Ich wielka miłość zaczęła się dopiero na studiach. Według plotek Henryk Loska miał przyjść do rodzinnego domu spikerki, aby skorzystać z telefonu, jednak był tak oczarowany sąsiadką, że przesiedział u niej 4 godziny. To właśnie wówczas ich oboje miała trafić strzała Amora. Niedługo później stanęli na ślubnym kobiercu, a także doczekali się córki, Grażyny Torbickiej, która w przyszłości została znaną polską dziennikarką. Jednak ze względu na jej narodziny Krystyna Loska musiała przerwać studia. Ten fakt sprawił, że koło nosa przeszła jej zupełnie inna ścieżka zawodowa, niż ta, która przyniosła jej rozpoznawalność.
ZOBACZ TEŻ: Bogumiła Wander i Krystyna Loska znają się od 50 lat. Wander wyznała, że martwi się o swoją przyjaciółkę
Kariera Katarzyny Loski potoczyła się w zaskakujący sposób
Podczas gdy Henryk Loska studiował na Wydziale Przeróbki Mechanicznej na Politechnice Śląskiej, Krystyna Loska poświęcała się… aktorstwu! Zdała do krakowskiej szkoły teatralnej, gdzie kształciła się, by zachwycać widzów kreacjami artystycznymi. Marzenia o zastaniu aktorką przerwała ciąża i macierzyństwo.
Byłam z Grażynką przez pierwsze cztery lata, bo uważam, że nikt nie zastąpi dziecku mamy.

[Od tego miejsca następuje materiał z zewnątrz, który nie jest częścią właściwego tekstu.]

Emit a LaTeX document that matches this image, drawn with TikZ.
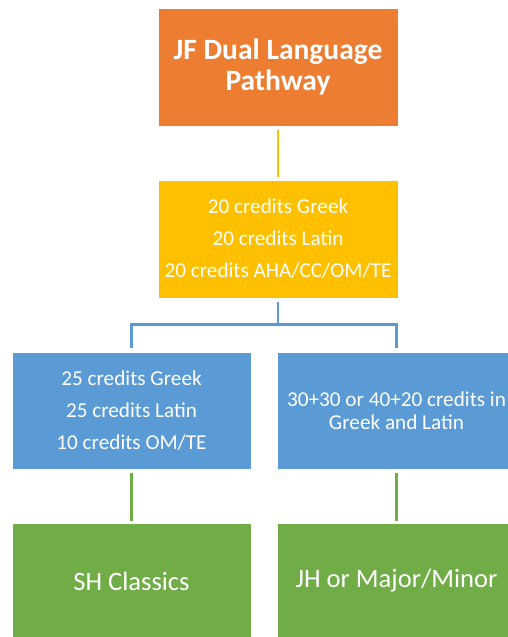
\documentclass[tikz,border=0pt]{standalone}
\usepackage{fontspec}
\setmainfont{Carlito}
\definecolor{corange}{HTML}{ED7D31}
\definecolor{cyellow}{HTML}{FFC000}
\definecolor{cblue}{HTML}{5B9BD5}
\definecolor{cgreen}{HTML}{70AD47}
\tikzset{
  box/.style={rectangle, draw=white, line width=0.8pt, text=white, align=center, inner sep=0pt},
  smallbox/.style={box, minimum width=239pt, minimum height=117pt, font=\fontsize{21.2}{32}\selectfont},
  conn/.style={line width=2.2pt},
}
\begin{document}
\begin{tikzpicture}[x=1pt,y=-1pt]
\useasboundingbox (0,0) rectangle (508,637);
\clip (0,0) rectangle (508,637);
\fill[white] (0,0) rectangle (508,637);
\node[box, fill=corange, minimum width=240pt, minimum height=118pt, font=\fontsize{29.5}{31}\selectfont\bfseries] (top) at (278,67) {JF Dual Language\\Pathway};
\node[box, fill=cyellow, minimum width=240pt, minimum height=118pt, font=\fontsize{21.2}{32}\selectfont] (jf) at (278,239) {20 credits Greek\\20 credits Latin\\20 credits AHA/CC/OM/TE};
\node[smallbox, fill=cblue] (bl) at (131.5,410.5) {25 credits Greek\\25 credits Latin\\10 credits OM/TE};
\node[smallbox, fill=cblue, font=\fontsize{21.2}{23.5}\selectfont] (br) at (396.5,410.5) {30+30 or 40+20 credits in\\Greek and Latin};
\node[smallbox, fill=cgreen, minimum height=116pt, font=\fontsize{26.6}{30}\selectfont] (gl) at (131.5,581) {SH Classics};
\node[smallbox, fill=cgreen, minimum height=116pt, font=\fontsize{26.6}{30}\selectfont] (gr) at (396.5,581) {JH or Major/Minor};
\draw[conn, cyellow, shorten <=4pt, shorten >=3pt] (top.south) -- (jf.north);
\draw[conn, cblue, shorten <=4pt, shorten >=4pt] (jf.south) -- ++(0,26) -| (bl.north);
\draw[conn, cblue, shorten <=4pt, shorten >=4pt] (jf.south) -- ++(0,26) -| (br.north);
\draw[conn, cgreen, shorten <=4pt, shorten >=2pt] (bl.south) -- (gl.north);
\draw[conn, cgreen, shorten <=4pt, shorten >=2pt] (br.south) -- (gr.north);
\end{tikzpicture}
\end{document}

Przerwałam z tego powodu na jakiś czas studia aktorskie w Szkole Teatralnej w Krakowie. Warto było. A tak w ogóle to nie oczekiwałam od życia zbyt wiele. Brałam i biorę je takim, jakie jest, niczego nie żałuję, cieszę się z tego, co mam – przyznała Krystyna Loska w wywiadzie ze “Zwierciadłem”.
Po przerwie wróciła na uczelnię, gdzie skończyła studia eksternistycznie. Później rozpoczęła pracę w telewizji, gdzie odnalazła się w roli spikerki. Mimo iż zrobiła wspaniałą karierę i do dziś uchodzi za żywą legendę polskiej telewizji, jak sama przyznała, praca w jej życiu nigdy nie zajmowała pierwszego miejsca — zawsze należało ono do rodziny.
Mąż bardzo rzadko zwracał mi na coś uwagę. Miał swoją pracę, ja miałam swoją. Jak się spotykaliśmy, mieliśmy wiele innych tematów do omówienia. Nie tylko telewizję. Poza tym nigdy nie dopuściłam do tego, żeby telewizja dominowała w naszym domu. Kiedy kończyłam pracę, jechałam do domu i ważny był dom, a nie telewizja. Uważam, że robiłam dobrze, bo to mi cały czas procentuje – wyznała Krystyna Loska.